Seul l'ancien Premier ministre de droite François Fillon, a jugé que "c'est la chienlit aujourd'hui, franchement".
Depuis plusieurs mois, le groupe américain des VTC Uber s'est engagé dans un bras de fer avec l'Etat, autour de son application mobile UberPOP, un service à prix cassés qui met en relation des passagers et des conducteurs non professionnels assurant le transport avec leurs véhicules personnels.
Uber revendique 400.000 utilisateurs d'UberPOP en France, où le nombre des taxis est faible. Mais ses chauffeurs sont des particuliers qui ne paient ni cotisations sociales ni impôts, n'ont pas suivi les 250 heures de formation nécessaires pour obtenir un agrément et ne sont pas assurés professionnellement.

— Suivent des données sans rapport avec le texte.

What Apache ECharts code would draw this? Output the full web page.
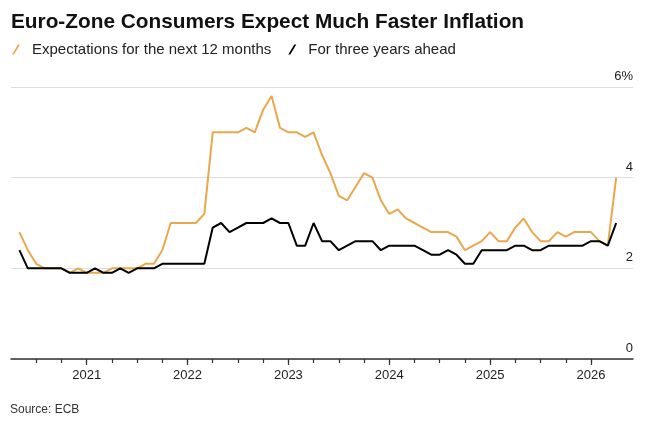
<!DOCTYPE html>
<html>
<head>
<meta charset="utf-8">
<script src="https://cdn.jsdelivr.net/npm/echarts@6/dist/echarts.min.js"></script>
<style>
html,body{margin:0;padding:0;background:#fff;}
#chart{width:658px;height:427px;}
</style>
</head>
<body>
<div id="chart"></div>
<script>
// Monthly survey data, May 2020 .. Apr 2026
var firstMonth = '2020-05';
var nextTwelveMonths = [2.8, 2.4, 2.1, 2.0, 2.0, 2.0, 1.9, 2.0, 1.9, 1.9, 1.9, 2.0, 2.0, 2.0, 2.0, 2.1, 2.1, 2.4, 3.0, 3.0, 3.0, 3.0, 3.2,
  5.0, 5.0, 5.0, 5.0, 5.1, 5.0, 5.5, 5.8, 5.1, 5.0, 5.0, 4.9, 5.0,
  4.5, 4.1, 3.6, 3.5, 3.8, 4.1, 4.0, 3.5, 3.2, 3.3, 3.1, 3.0,
  2.9, 2.8, 2.8, 2.8, 2.7, 2.4, 2.5, 2.6, 2.8, 2.6, 2.6, 2.9,
  3.1, 2.8, 2.6, 2.6, 2.8, 2.7, 2.8, 2.8, 2.8, 2.6, 2.5, 4.0];
var threeYearsAhead = [2.4, 2.0, 2.0, 2.0, 2.0, 2.0, 1.9, 1.9, 1.9, 2.0, 1.9, 1.9, 2.0, 1.9, 2.0, 2.0, 2.0, 2.1, 2.1, 2.1, 2.1, 2.1, 2.1,
  2.9, 3.0, 2.8, 2.9, 3.0, 3.0, 3.0, 3.1, 3.0, 3.0, 2.5, 2.5, 3.0,
  2.6, 2.6, 2.4, 2.5, 2.6, 2.6, 2.6, 2.4, 2.5, 2.5, 2.5, 2.5,
  2.4, 2.3, 2.3, 2.4, 2.3, 2.1, 2.1, 2.4, 2.4, 2.4, 2.4, 2.5,
  2.5, 2.4, 2.4, 2.5, 2.5, 2.5, 2.5, 2.5, 2.6, 2.6, 2.5, 3.0];
var seriesNames = ['Expectations for the next 12 months', 'For three years ahead'];
var yTicks = [0, 2, 4, 6];
// axis domain: Apr 2020 .. Jun 2026; quarterly ticks Jul 2020 .. Jan 2026
var axisStart = [2020, 4], axisEnd = [2026, 6];
var firstTick = '2020-07', lastTick = '2026-01';

var categories = [];
(function(){
  var y = axisStart[0], m = axisStart[1];
  while (y < axisEnd[0] || (y === axisEnd[0] && m <= axisEnd[1])) {
    categories.push(y + '-' + (m < 10 ? '0' + m : m));
    m++; if (m > 12) { m = 1; y++; }
  }
})();
var offset = categories.indexOf(firstMonth);
function align(vals) {
  return categories.map(function(c, i){
    var k = i - offset;
    return (k >= 0 && k < vals.length) ? vals[k] : null;
  });
}
function monthOf(c){ return parseInt(c.slice(5), 10); }

var chart = echarts.init(document.getElementById('chart'), null, {renderer: 'canvas'});
var font = 'Liberation Sans, Arial, sans-serif';
var slash = 'path://M0,10 L6,0 L8,0 L2,10 Z';
chart.setOption({
  animation: false,
  title: {
    text: 'Euro-Zone Consumers Expect Much Faster Inflation',
    left: 11, top: 11, padding: 0,
    textStyle: {fontFamily: font, fontSize: 20.8, fontWeight: 'bold', color: '#111', lineHeight: 22}
  },
  legend: {
    left: 12, top: 42, padding: 0,
    itemWidth: 8, itemHeight: 10, itemGap: 17,
    data: [{name: seriesNames[0], icon: slash}, {name: seriesNames[1], icon: slash}],
    textStyle: {fontFamily: font, fontSize: 15, color: '#222', padding: [0, 0, 0, 7]},
    selectedMode: false
  },
  grid: {left: 11, right: 25, top: 87, bottom: 68, containLabel: false},
  xAxis: [{
    type: 'category', data: categories, boundaryGap: false,
    axisLine: {lineStyle: {color: '#333', width: 1.5}},
    axisTick: {show: true, length: 4, lineStyle: {color: '#333', width: 1.2},
      interval: function(i, c){ return c >= firstTick && c <= lastTick && (monthOf(c) - 1) % 3 === 0; }},
    axisLabel: {show: false},
    splitLine: {show: false}
  }, {
    type: 'category', data: categories, boundaryGap: false, position: 'bottom',
    axisLine: {show: false},
    axisTick: {show: true, length: 6, lineStyle: {color: '#333', width: 1.2},
      interval: function(i, c){ return monthOf(c) === 1; }},
    axisLabel: {show: true, margin: 10, fontFamily: font, fontSize: 13, color: '#222',
      interval: function(i, c){ return monthOf(c) === 1; },
      formatter: function(c){ return c.slice(0, 4); }},
    splitLine: {show: false}
  }],
  yAxis: {
    type: 'value', position: 'right', min: yTicks[0], max: yTicks[yTicks.length - 1], interval: 2,
    axisLine: {show: false}, axisTick: {show: false},
    splitLine: {lineStyle: {color: '#dedede', width: 1}},
    axisLabel: {inside: true, margin: 0, fontFamily: font, fontSize: 13, color: '#222',
      verticalAlign: 'bottom', padding: [0, 0, 4, 0],
      formatter: function(v){ return v === yTicks[yTicks.length - 1] ? v + '%' : String(v); }}
  },
  series: [{
    name: seriesNames[0], type: 'line', data: align(nextTwelveMonths), xAxisIndex: 0,
    showSymbol: false, symbol: 'none', connectNulls: false,
    lineStyle: {color: '#E9A84B', width: 2}, itemStyle: {color: '#E9A84B'}
  }, {
    name: seriesNames[1], type: 'line', data: align(threeYearsAhead), xAxisIndex: 0,
    showSymbol: false, symbol: 'none',
    lineStyle: {color: '#000', width: 2}, itemStyle: {color: '#000'}
  }],
  graphic: [{
    type: 'text', left: 10, top: 404,
    style: {text: 'Source: ECB', fontFamily: font, fontSize: 12, fill: '#333'}
  }]
});
</script>
</body>
</html>
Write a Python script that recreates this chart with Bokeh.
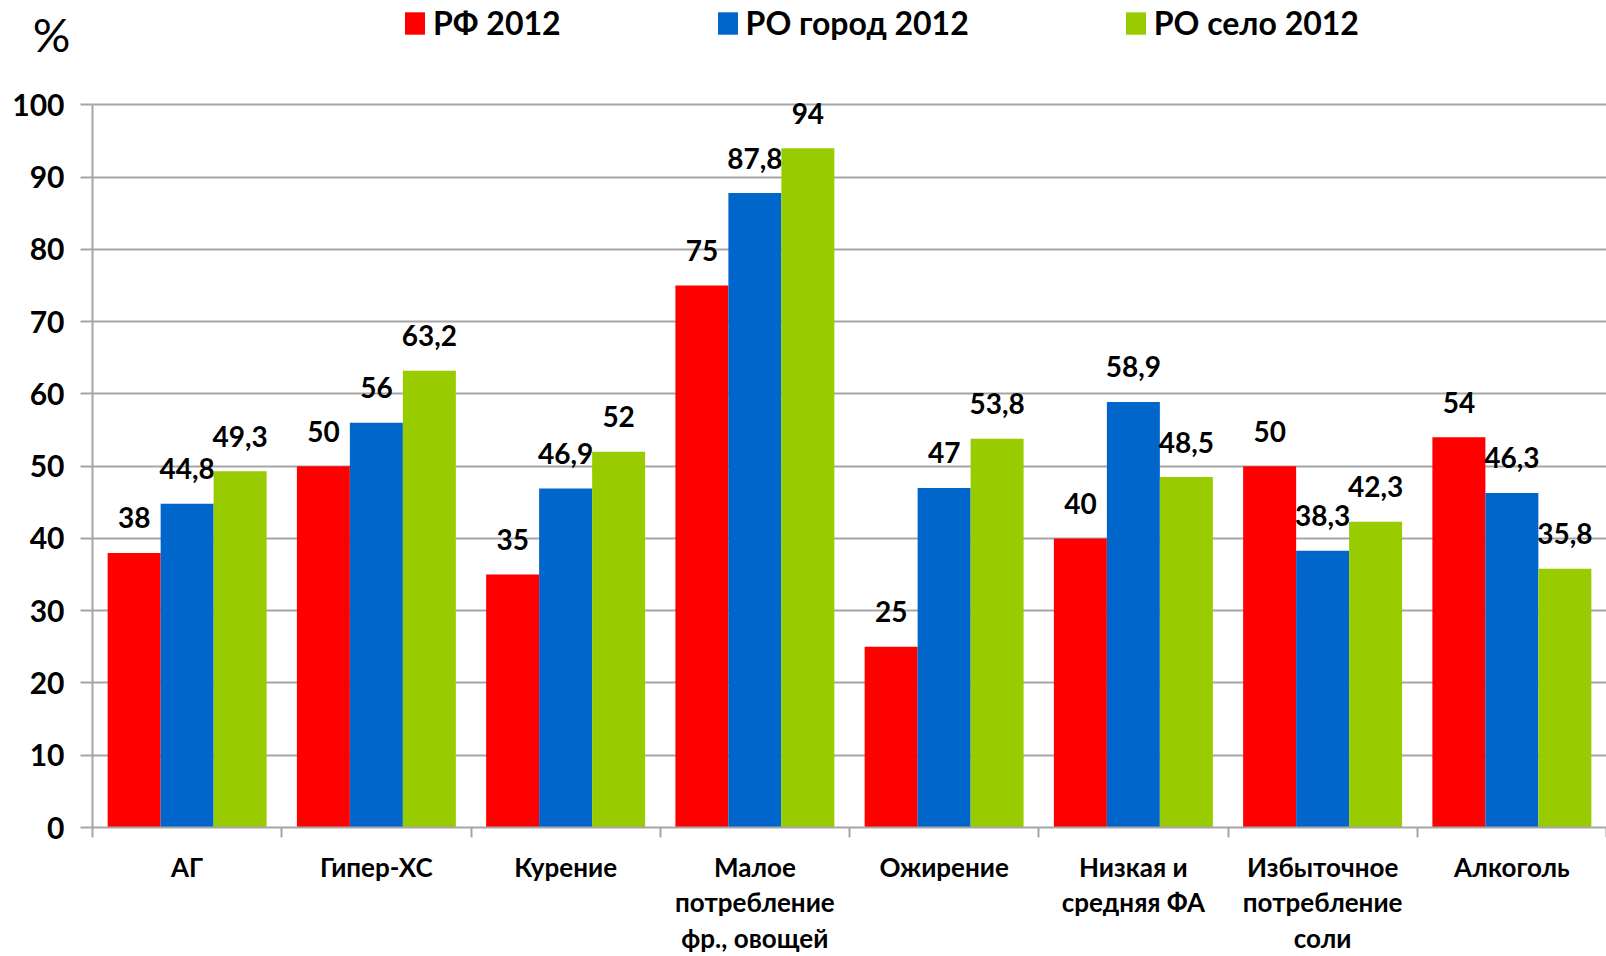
from bokeh.plotting import figure
from bokeh.models import (ColumnDataSource, FixedTicker, Range1d, Legend, LegendItem)
from bokeh.transform import dodge
from bokeh.embed import file_html
from bokeh.resources import INLINE
from bokeh.core.properties import value

# ---- data ----
categories = ["АГ", "Гипер-ХС", "Курение", "Малое\nпотребление\nфр., овощей", "Ожирение",
              "Низкая и\nсредняя ФА", "Избыточное\nпотребление\nсоли", "Алкоголь"]
series_names = ["РФ 2012", "РО город 2012", "РО село 2012"]
rf_2012 = [38, 50, 35, 75, 25, 40, 50, 54]
ro_city_2012 = [44.8, 56, 46.9, 87.8, 47, 58.9, 38.3, 46.3]
ro_village_2012 = [49.3, 63.2, 52, 94, 53.8, 48.5, 42.3, 35.8]
y_ticks = [0, 10, 20, 30, 40, 50, 60, 70, 80, 90, 100]
colors = ["#FF0000", "#0066CC", "#99CC00"]

FONT = "Lato"
GRAY = "#A6A6A6"

def fmt(v):
    return f"{v:g}".replace(".", ",")

n = len(categories)
centers = [i + 0.5 for i in range(n)]
bounds_ticks = list(range(n + 1))

src = ColumnDataSource(dict(
    x=centers,
    rf=rf_2012, city=ro_city_2012, village=ro_village_2012,
    rf_l=[fmt(v) for v in rf_2012],
    city_l=[fmt(v) for v in ro_city_2012],
    village_l=[fmt(v) for v in ro_village_2012],
))

p = figure(width=1606, height=956, output_backend="svg", toolbar_location=None,
           x_range=Range1d(0, n), y_range=Range1d(0, 114.45),
           min_border_left=92, min_border_right=0, min_border_top=0, min_border_bottom=126)
p.outline_line_color = None
p.background_fill_color = "white"

bw = 0.28
offsets = [-bw, 0, bw]
fields = ["rf", "city", "village"]
lfields = ["rf_l", "city_l", "village_l"]
renderers = []
for f, lf, off, c in zip(fields, lfields, offsets, colors):
    r = p.vbar(x=dodge("x", off), top=f, width=bw, bottom=0, source=src,
               fill_color=c, line_color=None)
    renderers.append(r)
    p.text(x=dodge("x", off), y=f, text=lf, source=src, text_align="center",
           text_baseline="alphabetic", y_offset=-35,
           text_font=value(FONT), text_font_style="bold", text_font_size="28px",
           text_color="black")

# y axis
p.yaxis.ticker = FixedTicker(ticks=y_ticks)
p.yaxis.bounds = (min(y_ticks), max(y_ticks))
p.yaxis.axis_line_color = GRAY
p.yaxis.axis_line_width = 2
p.yaxis.major_tick_line_color = GRAY
p.yaxis.major_tick_line_width = 2
p.yaxis.major_tick_out = 12
p.yaxis.major_tick_in = 0
p.yaxis.minor_tick_line_color = None
p.yaxis.major_label_text_font = FONT
p.yaxis.major_label_text_font_style = "bold"
p.yaxis.major_label_text_font_size = "30px"
p.yaxis.major_label_text_color = "black"
p.yaxis.major_label_standoff = 16
p.yaxis.axis_label = "\n%"
p.yaxis.axis_label_orientation = "horizontal"
p.yaxis.axis_label_align = "end"
p.yaxis.axis_label_standoff = -61
p.yaxis.axis_label_text_font = FONT
p.yaxis.axis_label_text_font_style = "normal"
p.yaxis.axis_label_text_font_size = "47px"
p.yaxis.axis_label_text_color = "black"

p.ygrid.ticker = FixedTicker(ticks=y_ticks)
p.ygrid.grid_line_color = GRAY
p.ygrid.grid_line_width = 2
p.xgrid.visible = False

# x axis
p.xaxis.ticker = FixedTicker(ticks=centers, minor_ticks=bounds_ticks)
p.xaxis.major_label_overrides = {c: lab for c, lab in zip(centers, categories)}
p.xaxis.axis_line_color = GRAY
p.xaxis.axis_line_width = 2
p.xaxis.major_tick_line_color = None
p.xaxis.minor_tick_line_color = GRAY
p.xaxis.minor_tick_line_width = 2
p.xaxis.minor_tick_out = 10
p.xaxis.minor_tick_in = 0
p.xaxis.major_tick_out = 10
p.xaxis.major_tick_in = 0
p.xaxis.major_label_text_font = FONT
p.xaxis.major_label_text_font_style = "bold"
p.xaxis.major_label_text_font_size = "26px"
p.xaxis.major_label_text_color = "black"
p.xaxis.major_label_text_line_height = 1.11
p.xaxis.major_label_standoff = 13

legend = Legend(items=[LegendItem(label=nm, renderers=[r]) for nm, r in zip(series_names, renderers)],
                orientation="horizontal", location=(310, 785),
                glyph_width=25, glyph_height=28, label_standoff=6, spacing=154,
                padding=0, margin=0, border_line_color=None, background_fill_alpha=0,
                label_text_font=FONT, label_text_font_style="bold", label_text_font_size="32px",
                label_text_color="black")
p.add_layout(legend)

open("out.html", "w").write(file_html(p, INLINE))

Les syndicats de taxis ont appelé au "calme", alors que le climat s'est tendu avec plusieurs agressions récentes de clients ou de chauffeurs UberPOP. Craignant que ses chauffeurs professionnels soient assimilés à des conducteurs UberPOP, la société de VTC Allocab avait même demandé à ses employés de ne pas mettre de costume jeudi et de faire asseoir leurs clients à l'avant.
L'Intérieur avait rappelé mardi qu'UberPOP était en "situation d'illégalité absolue". Et le procureur de Paris a promis de "rehausser le niveau de la réponse pénale, notamment à l'égard des réitérants et des récidivistes".
Uber est visé depuis fin 2014 par une enquête préliminaire à Paris, pour organisation illégale d'un "système de mise en relation de clients avec des personnes qui se livrent au transport routier" de passagers "à titre onéreux".
Aux termes de la loi Thévenoud, les conducteurs qui ne sont pas enregistrés comme chauffeur de taxi ou VTC encourent jusqu'à un an de prison, 15.000 euros d'amende, la suspension du permis et la confiscation du véhicule.